Sur le rôle des Nations Unies par rapport au retrait israélien, M. Makari pense que l’Organisation internationale est tenue d’appliquer les résolutions 425 et 426 “d’une manière propre”. A cet effet, elle se doit de renforcer les effectifs de la FINUL et d’élargir ses attributions pour permettre aux Casques Bleus, non seulement de préserver la sécurité dans la région frontalière, mais de l’imposer aussi, si elle est menacée par quelque partie. Puis, le comité de surveillance de la trêve, issu de “l’arrangement d’avril 96” devrait se transformer en comité de contrôle chargé du maintien de la sécurité. L’Armée libanaise devrait se déployer progressivement, par la suite, pour remplacer la force internationale jusqu’à l’instauration d’une paix juste et globale dans la région.

Parlons élections: comment se présente votre position dans votre circonscription nordiste et qu’en est-il de vos alliances en vue du scrutin?
Mes alliés à Koura sont connus, ce sont Fayez Ghosn, Salim Saadé et Sleimane Frangié avec lequel nous collaborons depuis huit ans. Il reste à éclaircir la situation au plan électoral à Tripoli, ce qui ne tardera pas à venir.

Quelle est votre position envers le Pouvoir et le gouvernement?

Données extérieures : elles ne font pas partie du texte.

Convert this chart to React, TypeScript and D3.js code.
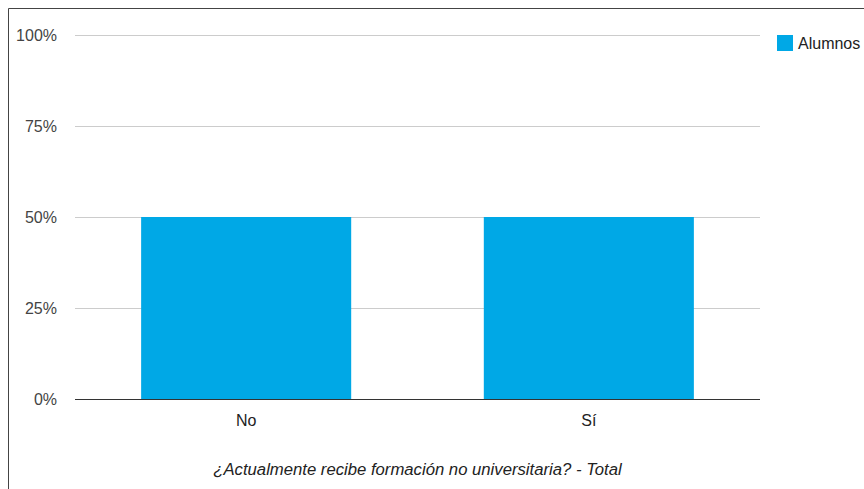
import React from "react";
import * as d3 from "d3";

const categories = ["No", "Sí"];
const values = [0.5, 0.5];
const yTicks = [0, 0.25, 0.5, 0.75, 1];
const seriesName = "Alumnos";
const title = "¿Actualmente recibe formación no universitaria? - Total";

const W = 856;
const H = 481;
const OX = -8; // page offset
const plotLeft = 75 + OX;
const plotRight = 760 + OX;
const plotTop = 35 + OX;
const plotBottom = 399 + OX;
const barColor = "#00A8E6";
const font = "'Liberation Sans', Arial, sans-serif";
const fs = 16;

export default function App() {
  const x = d3.scaleBand<string>().domain(categories).range([plotLeft, plotRight]).paddingInner(0.387).paddingOuter(0.193);
  const y = d3.scaleLinear().domain([0, 1]).range([plotBottom, plotTop]);
  const fmt = d3.format(".0%");
  return (
    <div style={{ width: W, height: H }}>
      <svg width={W} height={H} style={{ display: "block", position: "fixed", left: 8, top: 8 }} fontFamily={font}>
        <rect x={0} y={0} width={W} height={H} fill="#fff" />
        <line x1={0.5} y1={0.5} x2={W} y2={0.5} stroke="#444" strokeWidth={1} />
        <line x1={0.5} y1={0.5} x2={0.5} y2={H} stroke="#444" strokeWidth={1} />
        {yTicks.map((t) => (
          <g key={t}>
            {t > 0 && (
              <line x1={plotLeft} x2={plotRight} y1={Math.round(y(t)) + 0.5} y2={Math.round(y(t)) + 0.5} stroke="#ccc" />
            )}
            <text x={57 + OX} y={y(t)} dy="0.35em" textAnchor="end" fontSize={fs} fill="#444">
              {fmt(t)}
            </text>
          </g>
        ))}
        {categories.map((c, i) => (
          <rect key={c} x={x(c)} y={y(values[i])} width={x.bandwidth()} height={y(0) - y(values[i])} fill={barColor} />
        ))}
        <line x1={plotLeft} x2={plotRight} y1={Math.round(y(0)) + 0.5} y2={Math.round(y(0)) + 0.5} stroke="#333" />
        {categories.map((c) => (
          <text key={c} x={(x(c) as number) + x.bandwidth() / 2} y={420 + OX} dy="0.35em" textAnchor="middle" fontSize={fs} fill="#222">
            {c}
          </text>
        ))}
        <text x={(plotLeft + plotRight) / 2} y={469 + OX} dy="0.35em" textAnchor="middle" fontSize={16.7} fontStyle="italic" fill="#222">
          {title}
        </text>
        <rect x={777 + OX} y={35 + OX} width={16} height={16} fill={barColor} />
        <text x={798 + OX} y={43 + OX} dy="0.35em" fontSize={fs} fill="#222">
          {seriesName}
        </text>
      </svg>
    </div>
  );
}
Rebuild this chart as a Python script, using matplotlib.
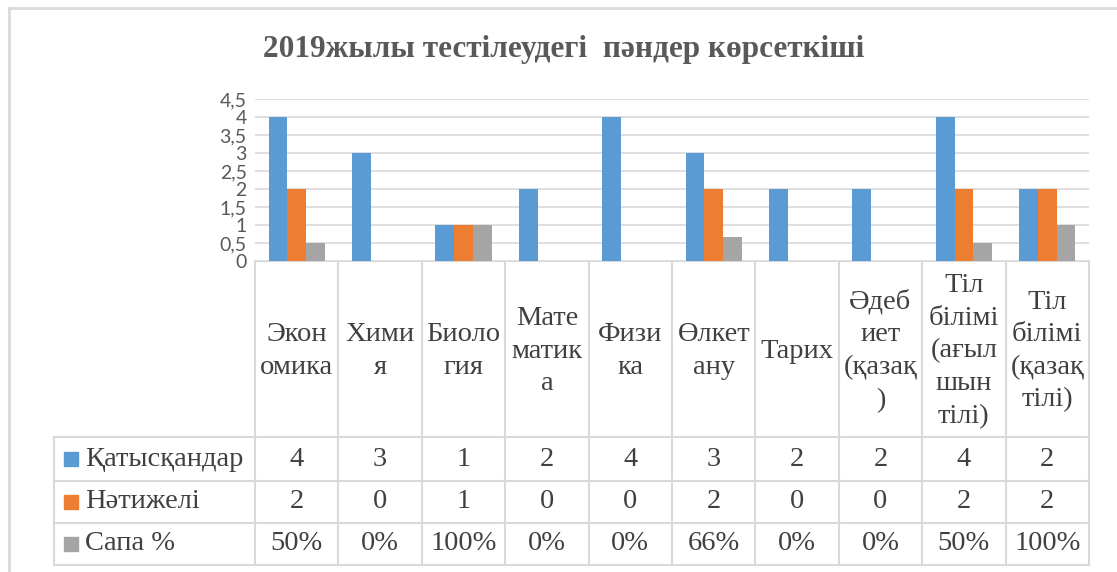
import numpy as np
import matplotlib
matplotlib.use("Agg")
import matplotlib.pyplot as plt

# data
categories = ["Экон\nомика", "Хими\nя", "Биоло\nгия", "Мате\nматик\nа", "Физи\nка",
              "Өлкет\nану", "Тарих", "Әдеб\nиет\n(қазақ\n)", "Тіл\nбілімі\n(ағыл\nшын\nтілі)",
              "Тіл\nбілімі\n(қазақ\nтілі)"]
katysqandar = [4, 3, 1, 2, 4, 3, 2, 2, 4, 2]
natizheli = [2, 0, 1, 0, 0, 2, 0, 0, 2, 2]
sapa_pct = [50, 0, 100, 0, 0, 66, 0, 0, 50, 100]
series_names = ["Қатысқандар", "Нәтижелі", "Сапа %"]
title = "2019жылы тестілеудегі  пәндер көрсеткіші"

plt.rcParams["font.family"] = ["Liberation Serif", "DejaVu Serif"]

colors = ["#5B9BD5", "#ED7D31", "#A5A5A5"]
txt_col = "#404040"
line_col = "#D9D9D9"
fs = 20.5

W, H = 1117, 572
fig = plt.figure(figsize=(W / 100, H / 100), dpi=100)

# pixel layout
x0, x1 = 255, 1089
y_top, y_zero = 99, 261
rows_y = [437, 481, 523, 565]
leg_x = 54

ax = fig.add_axes([x0 / W, 1 - y_zero / H, (x1 - x0) / W, (y_zero - y_top) / H])
n = len(categories)
x = np.arange(n)
w = 0.225
sapa = np.array(sapa_pct) / 100
for i, vals in enumerate([katysqandar, natizheli, sapa]):
    ax.bar(x + (i - 1) * w, vals, w, color=colors[i], zorder=2)
ax.set_xlim(-0.5, n - 0.5)
ax.set_ylim(0, 4.5)
yt = np.arange(0, 4.51, 0.5)
ax.set_yticks(yt)
ax.set_yticklabels([("%g" % v).replace(".", ",") for v in yt],
                   fontfamily="Lato", fontsize=14, color="#595959")
ax.set_xticks([])
ax.tick_params(axis="y", length=0, pad=6)
ax.yaxis.grid(True, color=line_col, lw=1.2)
ax.set_axisbelow(True)
for s in ax.spines.values():
    s.set_visible(False)

# overlay in pixel coords for table and frame
ov = fig.add_axes([0, 0, 1, 1], zorder=-1)
ov.set_xlim(0, W)
ov.set_ylim(H, 0)
ov.axis("off")

# outer chart frame
ov.plot([9, 9], [8, H], color=line_col, lw=2)
ov.plot([9, W], [8, 8], color=line_col, lw=2)

ov.text(564, 50, title, ha="center", va="center", fontsize=22.5, fontweight="bold",
        color="#595959")

cw = (x1 - x0) / n
ov.plot([x0, x1], [y_zero, y_zero], color=line_col, lw=1.5)
for ry in rows_y:
    ov.plot([leg_x, x1], [ry, ry], color=line_col, lw=1.5)
for i in range(n + 1):
    ov.plot([x0 + i * cw] * 2, [y_zero, rows_y[-1]], color=line_col, lw=1.5)
ov.plot([leg_x, leg_x], [rows_y[0], rows_y[-1]], color=line_col, lw=1.5)

for i, c in enumerate(categories):
    ov.text(x0 + (i + 0.5) * cw, (y_zero + rows_y[0]) / 2 + 2, c, ha="center", va="center",
            fontsize=fs, color=txt_col, linespacing=1.4)

row_vals = [[str(v) for v in katysqandar], [str(v) for v in natizheli],
            ["%d%%" % v for v in sapa_pct]]
for r in range(3):
    cy = (rows_y[r] + rows_y[r + 1]) / 2
    ov.add_patch(plt.Rectangle((64, cy - 7), 14, 14, color=colors[r]))
    ov.text(85, cy, series_names[r], ha="left", va="center", fontsize=fs, color=txt_col)
    for i, v in enumerate(row_vals[r]):
        ov.text(x0 + (i + 0.5) * cw, cy, v, ha="center", va="center", fontsize=fs,
                color=txt_col)

fig.savefig("out.png", dpi=100)
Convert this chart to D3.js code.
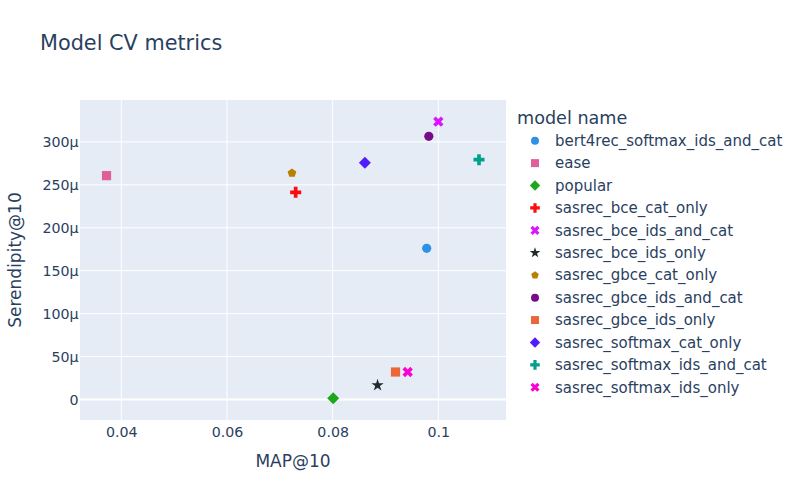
<!DOCTYPE html>
<html>
<head>
<meta charset="utf-8">
<script src="https://cdn.jsdelivr.net/npm/d3@7"></script>
<style>
  body { margin: 0; background: #fff; }
  text { font-family: "DejaVu Sans", Verdana, sans-serif; fill: #2a3f5f; }
</style>
</head>
<body>
<svg id="drawing_region"></svg>
<script>
// data
const models = [
  'bert4rec_softmax_ids_and_cat', 'ease', 'popular', 'sasrec_bce_cat_only',
  'sasrec_bce_ids_and_cat', 'sasrec_bce_ids_only', 'sasrec_gbce_cat_only',
  'sasrec_gbce_ids_and_cat', 'sasrec_gbce_ids_only', 'sasrec_softmax_cat_only',
  'sasrec_softmax_ids_and_cat', 'sasrec_softmax_ids_only'
];
const mapAt10 = [0.0978, 0.0372, 0.0801, 0.0730, 0.1000, 0.0885, 0.0723, 0.0982, 0.0919, 0.0861, 0.1077, 0.0942];
const serendipityAt10 = [176e-6, 260.7e-6, 1.5e-6, 241.3e-6, 323.6e-6, 16.5e-6, 263.8e-6, 306.5e-6, 32e-6, 275.8e-6, 279.3e-6, 32e-6];
const xTicks = [0.04, 0.06, 0.08, 0.1];
const yTicks = [0, 50e-6, 100e-6, 150e-6, 200e-6, 250e-6, 300e-6];

const palette = ['#2E91E5', '#E15F99', '#1CA71C', '#FB0D0D', '#DA16FF', '#222A2A',
  '#B68100', '#750D86', '#EB663B', '#511CFB', '#00A08B', '#FB00D1'];
const symbolNames = ['circle', 'square', 'diamond', 'cross', 'x', 'star', 'pentagon',
  'circle', 'square', 'diamond', 'cross', 'x'];

// plotly-like marker paths
function symbolPath(name, r) {
  const R = v => Math.round(v * 100) / 100;
  if (name === 'circle') {
    return `M${r},0A${r},${r} 0 1,1 0,-${r}A${r},${r} 0 0,1 ${r},0Z`;
  }
  if (name === 'square') {
    const s = R(r);
    return `M${s},${s}H-${s}V-${s}H${s}Z`;
  }
  if (name === 'diamond') {
    const d = R(r * 1.3);
    return `M${d},0L0,${d}L-${d},0L0,-${d}Z`;
  }
  if (name === 'cross') {
    const a = R(r * 0.4), b = R(r * 1.2);
    return `M${b},${a}H${a}V${b}H-${a}V${a}H-${b}V-${a}H-${a}V-${b}H${a}V-${a}H${b}Z`;
  }
  if (name === 'x') {
    const q = R(r * 0.8 / Math.SQRT2);
    const ne = `l${q},${q}`, se = `l${q},-${q}`, sw = `l-${q},-${q}`, nw = `l-${q},${q}`;
    return 'M0,' + q + ne + se + sw + se + sw + nw + sw + nw + ne + nw + ne + 'Z';
  }
  if (name === 'pentagon') {
    const x1 = R(r * 0.951), x2 = R(r * 0.588), y0 = R(-r), y1 = R(r * -0.309), y2 = R(r * 0.809);
    return `M${x1},${y1}L${x2},${y2}H-${x2}L-${x1},${y1}L0,${y0}Z`;
  }
  if (name === 'star') {
    const s = r * 1.4;
    const x1 = R(s * 0.225), x2 = R(s * 0.951), x3 = R(s * 0.363), x4 = R(s * 0.588);
    const y0 = R(-s), y1 = R(s * -0.309), y3 = R(s * 0.118), y4 = R(s * 0.809), y5 = R(s * 0.382);
    return `M${x1},${y1}H${x2}L${x3},${y3}L${x4},${y4}L0,${y5}L-${x4},${y4}L-${x3},${y3}L-${x2},${y1}H-${x1}L0,${y0}Z`;
  }
}

const width = 800, height = 500;
const margin = { top: 100, right: 294, bottom: 80, left: 80 };
const innerW = width - margin.left - margin.right;
const innerH = height - margin.top - margin.bottom;
const markerR = 4.6;

const svg = d3.select('#drawing_region').attr('width', width).attr('height', height);

svg.append('text').attr('x', 40).attr('y', 50).attr('font-size', '20.8px').text('Model CV metrics');

const g = svg.append('g').attr('transform', `translate(${margin.left},${margin.top})`);

const x = d3.scaleLinear().domain([0.03218, 0.11281]).range([0, innerW]);
const y = d3.scaleLinear().domain([-23.9e-6, 348.8e-6]).range([innerH, 0]);

g.append('rect').attr('width', innerW).attr('height', innerH).attr('fill', '#E5ECF6');

// grid
g.selectAll('.xgrid').data(xTicks).enter().append('line')
  .attr('x1', d => x(d)).attr('x2', d => x(d)).attr('y1', 0).attr('y2', innerH)
  .attr('stroke', '#fff').attr('stroke-width', 1);
g.selectAll('.ygrid').data(yTicks).enter().append('line')
  .attr('x1', 0).attr('x2', innerW).attr('y1', d => y(d)).attr('y2', d => y(d))
  .attr('stroke', '#fff').attr('stroke-width', d => d === 0 ? 2 : 1);

// axes (labels only, like plotly)
const xAxis = g.append('g').attr('transform', `translate(0,${innerH})`)
  .call(d3.axisBottom(x).tickValues(xTicks).tickFormat(d3.format('~g')).tickSize(0).tickPadding(7));
const yAxis = g.append('g')
  .call(d3.axisLeft(y).tickValues(yTicks).tickFormat(d3.format('~s')).tickSize(0).tickPadding(1.5));
[xAxis, yAxis].forEach(a => {
  a.select('.domain').remove();
  a.selectAll('text').attr('font-size', '14.2px').attr('fill', '#2a3f5f')
    .attr('font-family', '"DejaVu Sans", Verdana, sans-serif');
});

svg.append('text').attr('x', margin.left + innerW / 2).attr('y', 467)
  .attr('text-anchor', 'middle').attr('font-size', '17px').text('MAP@10');
svg.append('text').attr('transform', `translate(21,${margin.top + innerH / 2}) rotate(-90)`)
  .attr('text-anchor', 'middle').attr('font-size', '17px').text('Serendipity@10');

// points
g.selectAll('.pt').data(models).enter().append('path')
  .attr('transform', (d, i) => `translate(${x(mapAt10[i])},${y(serendipityAt10[i])})`)
  .attr('d', (d, i) => symbolPath(symbolNames[i], markerR))
  .attr('fill', (d, i) => palette[i]);

// legend
const legend = svg.append('g').attr('transform', 'translate(517,0)');
legend.append('text').attr('x', 0).attr('y', 123.5).attr('font-size', '17.6px').text('model name');
const item = legend.selectAll('.item').data(models).enter().append('g')
  .attr('transform', (d, i) => `translate(0,${140.7 + i * 22.42})`);
item.append('path').attr('transform', 'translate(18,0)')
  .attr('d', (d, i) => symbolPath(symbolNames[i], 4))
  .attr('fill', (d, i) => palette[i]);
item.append('text').attr('x', 38).attr('dy', '0.35em').attr('font-size', '15px').text(d => d);
</script>
</body>
</html>
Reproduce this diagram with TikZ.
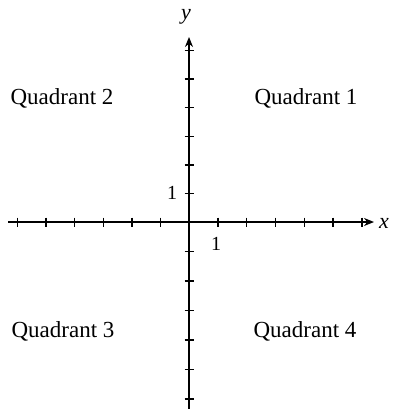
\documentclass[tikz,border=0pt]{standalone}
\usepackage{fontspec}
\setmainfont{Liberation Serif}
\usetikzlibrary{arrows.meta,calc}
\begin{document}
\begin{tikzpicture}[x=1pt,y=-1pt,
  axis/.style={line width=1.3pt,-{Stealth[length=10pt,width=8pt]}},
  tick/.style={line width=1.4pt},
  quad/.style={font=\fontsize{23}{26}\selectfont,inner sep=0pt},
  lbl/.style={font=\fontsize{20}{22}\selectfont,inner sep=0pt},
  axlbl/.style={font=\fontsize{22}{24}\selectfont\itshape,inner sep=0pt}]
\useasboundingbox (0,0) rectangle (392,409);
\coordinate (O) at (189,222);
\coordinate (xl) at (8,222);
\coordinate (xr) at (374,222);
\coordinate (yt) at (189,37);
\coordinate (yb) at (189,409);
\draw[line width=1.3pt] (O) -- (xl);
\draw[axis] (O) -- (xr);
\draw[line width=1.3pt] (O) -- (yb);
\draw[axis] (O) -- (yt);
\foreach \i in {1,...,6}{
  \draw[tick] ($(O)+(\i*28.8,-4.5)$) -- ++(0,9);
  \draw[tick] ($(O)+(-\i*28.6,-4.5)$) -- ++(0,9);
  \draw[tick] ($(O)+(-4.5,-\i*28.6)$) -- ++(9,0);
  \draw[tick] ($(O)+(-4.5,\i*29.5)$) -- ++(9,0);
}
\node[axlbl] (ylab) at (186,17) {y};
\node[axlbl] (xlab) at (384,223) {x};
\node[lbl] (one1) at (172,193) {1};
\node[lbl] (one2) at (216,244) {1};
\node[quad] (q2) at (62,98) {Quadrant 2};
\node[quad] (q1) at (306,98) {Quadrant 1};
\node[quad] (q3) at (63,331) {Quadrant 3};
\node[quad] (q4) at (305,331) {Quadrant 4};
\end{tikzpicture}
\end{document}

Je voue du respect et de l’estime au président Lahoud, à l’instar de tous les Libanais qui voient en lui la planche de salut sur la voie du changement, comme de l’édification de l’Etat de la loi et des institutions. En même temps, j’établis une distinction entre le Pouvoir et le gouvernement, ma vision par rapport au premier étant très positive et très négative par rapport au second. Car le Cabinet a perdu bien des occasions dont le Liban aurait pu tirer profit, surtout au double plan de l’économie et du secteur social tous deux laissant énormément à désirer.